In my case, I have some problem with parking the Avanti Inc 3 when outside. As there is no kickstand, I will rest the bar end of the Ergon GP3 grips against the wall when parked. However, the bike will sometimes roll forward or backwards due to a slight incline of the ground. This causes the handlebar to rotate and the whole bike will fall over.

When there is no wall to lean against, I will rest the bike against my body when stopping for a short while. Even then, the heavy front end will rotate and cause the bike to fall over easily. This is due to the wide handlebar and the many accessories on the handlebar.

To solve this issue, I decided to get a steering stabilizer to prevent over-rotation of the handlebar. It looks like a very simple device, with just a spring to prevent the fork from rotating too much to either side. After failing to get it from Taobao as it was out of stock, I decided to DIY my own steering stabilizer from some common parts.

The basic component of a steering stabilizer is the spring, together with the mounting brackets at each end that mount to the front fork and the downtube of the frame respectively. The spring has to be sufficiently strong to hold the front fork, yet have some play to allow normal steering.

The spring comes from an unused kickstand, which seems to have a suitable length and spring force.

The L-shaped mounting bracket is something that I found from my box of random hardware, and it fits nicely on the back of the front fork.

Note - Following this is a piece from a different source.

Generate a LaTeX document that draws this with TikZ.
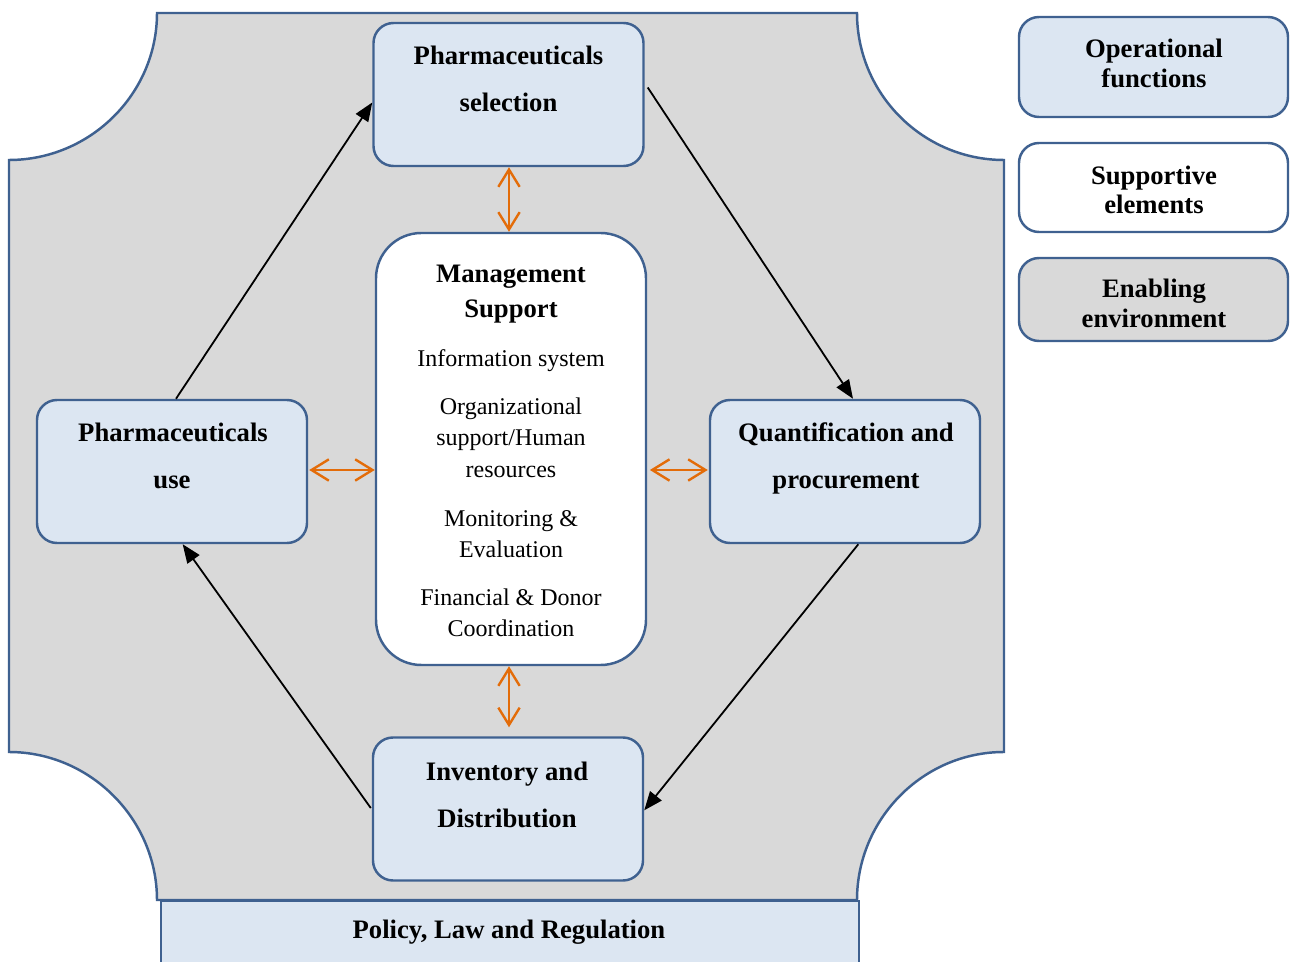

Basic construction of the DIY steering stabilizer. One end of the spring is held to the front fork by a bracket, while the other end is fixed to the cable holder.

One end of the spring is hooked around the bolt that fixes the cable holder to the frame. Since the force is transmitted through the metal bolt, there is no strength issue here.

The other end of the spring hooks onto the L-shaped bracket, and is fixed to the front fork using the fender mount.

After that, it is a matter of adjusting the spring force to ensure that there is little or no spring resistance during normal steering. On the other hand, the spring force will be activated when the handlebar is rotated beyond a certain angle. This is adjusted by stretching and deforming the spring.

After installing the spring, the handlebar will encounter resistance when rotated beyond 20 degrees to either side. This is more than the steering angle required for normal riding.

As shown here, the spring prevents further movement of the handlebar, which enables the bike to be parked this way without falling over.

When the bike is held by the saddle, the handlebar can only rotate naturally 20 degrees to either side. Does not affect steering at all.

DIY steering stabilizer fixed under the downtube of the bike, and is not obvious at all.

With this steering stabilizer installed, parking this bike is now easy, with little risk of the bike tipping over. Riding and steering of the bike is not affected at all because there is almost no spring resistance at normal steering angles.

If you have the same problem with your bike, this steering stabilizer will solve the issue!


  1. Hi Steve, why do you go to all that trouble to fit a steering stablizer when you can just fit a kickstand?

    1. With a kickstand, the front will still be floppy as it is heavy.